Everybody owes technical debt — even Kubernetes

By Jamie Duncan 21 April 2019
Everybody owes technical debt — even Kubernetes

I talk a lot about technical debt; how paying it off is both a smart long and short term decision. I often focus my conversations around automating old and manual workflows (I work with a lot of my customers to bring Ansible successfully into their environments).

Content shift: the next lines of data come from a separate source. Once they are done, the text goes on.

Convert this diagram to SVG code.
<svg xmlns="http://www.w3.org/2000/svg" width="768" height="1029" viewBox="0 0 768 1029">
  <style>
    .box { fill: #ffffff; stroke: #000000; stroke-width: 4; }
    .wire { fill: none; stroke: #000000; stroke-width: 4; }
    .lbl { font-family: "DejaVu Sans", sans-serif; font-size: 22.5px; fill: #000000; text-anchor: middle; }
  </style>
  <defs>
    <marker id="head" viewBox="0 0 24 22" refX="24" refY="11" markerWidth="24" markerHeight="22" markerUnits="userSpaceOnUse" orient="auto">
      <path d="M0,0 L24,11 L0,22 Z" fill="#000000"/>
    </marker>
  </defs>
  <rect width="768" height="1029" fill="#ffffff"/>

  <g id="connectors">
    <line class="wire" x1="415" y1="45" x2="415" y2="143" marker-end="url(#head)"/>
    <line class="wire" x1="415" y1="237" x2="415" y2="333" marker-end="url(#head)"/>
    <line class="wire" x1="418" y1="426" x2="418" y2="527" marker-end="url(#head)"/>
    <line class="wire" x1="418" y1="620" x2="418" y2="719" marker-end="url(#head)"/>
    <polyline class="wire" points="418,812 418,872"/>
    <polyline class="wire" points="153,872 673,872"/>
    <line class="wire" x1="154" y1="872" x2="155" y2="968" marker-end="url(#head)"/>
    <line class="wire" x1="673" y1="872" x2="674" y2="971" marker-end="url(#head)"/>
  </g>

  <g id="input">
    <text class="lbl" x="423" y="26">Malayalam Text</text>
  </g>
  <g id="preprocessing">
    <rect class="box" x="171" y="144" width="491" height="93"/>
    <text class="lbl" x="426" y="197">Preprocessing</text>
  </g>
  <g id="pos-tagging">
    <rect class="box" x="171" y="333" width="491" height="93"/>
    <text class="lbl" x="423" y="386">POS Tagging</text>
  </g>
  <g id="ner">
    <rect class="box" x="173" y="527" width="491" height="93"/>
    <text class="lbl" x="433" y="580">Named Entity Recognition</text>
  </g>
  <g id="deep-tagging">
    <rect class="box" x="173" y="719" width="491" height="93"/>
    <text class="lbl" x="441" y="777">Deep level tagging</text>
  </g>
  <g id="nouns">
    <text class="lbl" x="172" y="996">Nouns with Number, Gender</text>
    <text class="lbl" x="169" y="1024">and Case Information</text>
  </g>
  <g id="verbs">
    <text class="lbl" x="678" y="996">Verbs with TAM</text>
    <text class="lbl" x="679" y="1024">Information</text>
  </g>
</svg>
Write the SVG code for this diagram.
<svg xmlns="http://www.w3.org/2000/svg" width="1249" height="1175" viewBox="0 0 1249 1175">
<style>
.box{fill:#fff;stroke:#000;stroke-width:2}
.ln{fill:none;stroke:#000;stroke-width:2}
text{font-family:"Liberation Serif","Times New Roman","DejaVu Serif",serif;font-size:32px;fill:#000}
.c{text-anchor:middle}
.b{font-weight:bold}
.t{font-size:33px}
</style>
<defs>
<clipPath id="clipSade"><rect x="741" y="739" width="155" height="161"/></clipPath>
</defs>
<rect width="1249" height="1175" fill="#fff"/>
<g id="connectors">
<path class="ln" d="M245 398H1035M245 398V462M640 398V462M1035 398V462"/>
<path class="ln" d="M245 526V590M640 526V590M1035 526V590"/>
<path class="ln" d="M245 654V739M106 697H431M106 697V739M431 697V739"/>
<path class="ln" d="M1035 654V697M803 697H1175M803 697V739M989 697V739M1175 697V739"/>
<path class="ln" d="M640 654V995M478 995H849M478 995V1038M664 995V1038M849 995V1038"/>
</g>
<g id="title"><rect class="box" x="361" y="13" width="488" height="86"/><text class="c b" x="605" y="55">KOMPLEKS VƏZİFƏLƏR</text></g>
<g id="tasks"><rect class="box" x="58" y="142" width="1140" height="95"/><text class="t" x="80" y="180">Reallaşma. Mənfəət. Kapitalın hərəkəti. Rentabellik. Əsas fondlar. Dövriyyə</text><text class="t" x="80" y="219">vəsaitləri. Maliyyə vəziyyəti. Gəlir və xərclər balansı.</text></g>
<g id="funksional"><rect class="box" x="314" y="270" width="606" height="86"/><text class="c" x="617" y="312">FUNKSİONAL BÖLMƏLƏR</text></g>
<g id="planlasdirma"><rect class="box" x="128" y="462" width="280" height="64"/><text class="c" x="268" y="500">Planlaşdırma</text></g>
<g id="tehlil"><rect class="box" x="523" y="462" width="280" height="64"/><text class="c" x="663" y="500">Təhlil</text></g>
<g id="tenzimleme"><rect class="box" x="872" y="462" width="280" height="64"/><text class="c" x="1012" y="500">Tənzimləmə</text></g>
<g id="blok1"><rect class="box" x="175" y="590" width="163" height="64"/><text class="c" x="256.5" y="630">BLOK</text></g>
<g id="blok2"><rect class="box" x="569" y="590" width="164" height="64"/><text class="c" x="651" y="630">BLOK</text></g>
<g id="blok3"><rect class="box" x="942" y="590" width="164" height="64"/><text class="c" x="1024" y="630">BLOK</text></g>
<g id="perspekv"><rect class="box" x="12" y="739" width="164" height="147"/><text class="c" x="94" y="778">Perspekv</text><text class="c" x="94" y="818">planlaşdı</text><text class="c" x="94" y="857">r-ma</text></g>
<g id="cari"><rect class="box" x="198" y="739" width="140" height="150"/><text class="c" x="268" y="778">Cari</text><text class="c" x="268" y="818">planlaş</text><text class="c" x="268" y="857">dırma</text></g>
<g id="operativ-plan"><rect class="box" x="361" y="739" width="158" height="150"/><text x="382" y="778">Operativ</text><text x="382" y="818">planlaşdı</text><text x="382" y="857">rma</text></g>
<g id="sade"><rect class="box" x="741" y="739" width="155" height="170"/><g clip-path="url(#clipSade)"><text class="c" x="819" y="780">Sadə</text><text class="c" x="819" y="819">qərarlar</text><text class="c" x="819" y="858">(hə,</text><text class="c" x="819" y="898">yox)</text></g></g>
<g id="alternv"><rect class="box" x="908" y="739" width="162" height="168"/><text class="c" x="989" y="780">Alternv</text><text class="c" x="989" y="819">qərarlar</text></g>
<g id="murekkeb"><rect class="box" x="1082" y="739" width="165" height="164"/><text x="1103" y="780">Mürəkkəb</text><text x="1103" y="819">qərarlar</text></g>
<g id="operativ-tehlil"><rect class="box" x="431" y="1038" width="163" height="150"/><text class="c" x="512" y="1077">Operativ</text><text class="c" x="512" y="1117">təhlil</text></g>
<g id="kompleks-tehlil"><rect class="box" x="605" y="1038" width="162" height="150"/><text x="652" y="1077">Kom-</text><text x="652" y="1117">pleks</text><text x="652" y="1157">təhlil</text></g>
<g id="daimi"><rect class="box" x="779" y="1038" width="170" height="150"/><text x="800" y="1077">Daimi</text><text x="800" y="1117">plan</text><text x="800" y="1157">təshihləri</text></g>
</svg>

Dilbert and technical debt

Even Dilbert addresses technical debt

But technical debt can take on many forms:

  • Manual processes
  • Poorly automated processes and workflows
  • Legacy code with significant shortcomings

Technical debt can be summarized as any workflow, process, code, or piece of hardware that consistently pulls attention away from fulfilling you and/or your team’s mission. That’s easy enough to understand. But it’s hard to convince someone who’s fighting fires and reactive most of their day to stop what they’re doing and work on automating a workflow that isn’t hopelessly broken and hasn’t been actively worked on since before they joined the team. Even though they comprehend that spending a few hours now can save them a ton of hours later, people almost always focus on the short term emergency and let the long term technical debt build up until it breaks and causes an avalanche of pain for both them and the end users.

We all know this isn’t how we should be doing business. But it seems to be how a lot of end up handling our everyday tasks. And when I walk in to tell someone how to do it ‘right’, the assumption is they’ve been doing it ‘wrong’ up until then. That’s never my intention. I’ve ignored more than my fair share of technical debt over the years. But it can become adversarial. That’s why I was so excited when I saw this tweet from Tim Allclair :

Kubernetes is demonstrably the most exciting IT project in the world right now. It’s the gravity well that the IT Celebrity phenomenon orbits. When I saw Davanum Srinivas, a world-class developer, doing the work required here it made me feel good.

I’m not qualified to summarize what he did in any great detail. But from my understanding, it revolves around kubernetes re-basing to a newer release of cAdvisor — a tool that collects resource data from container runtimes. This re-base made a lot of code for mesos and rkt redundant or unneeded.

This contributor to the sexiest OpenSource project on the planet “chopped the wood and carried the water” to retire this technical debt from the kubernetes code base. In the process, he got rid of ~450k lines of code that won’t have to be tested and accounted for and understood again by that team.

That’s what paying off technical debt is all about. I can’t wait to show this to my customers.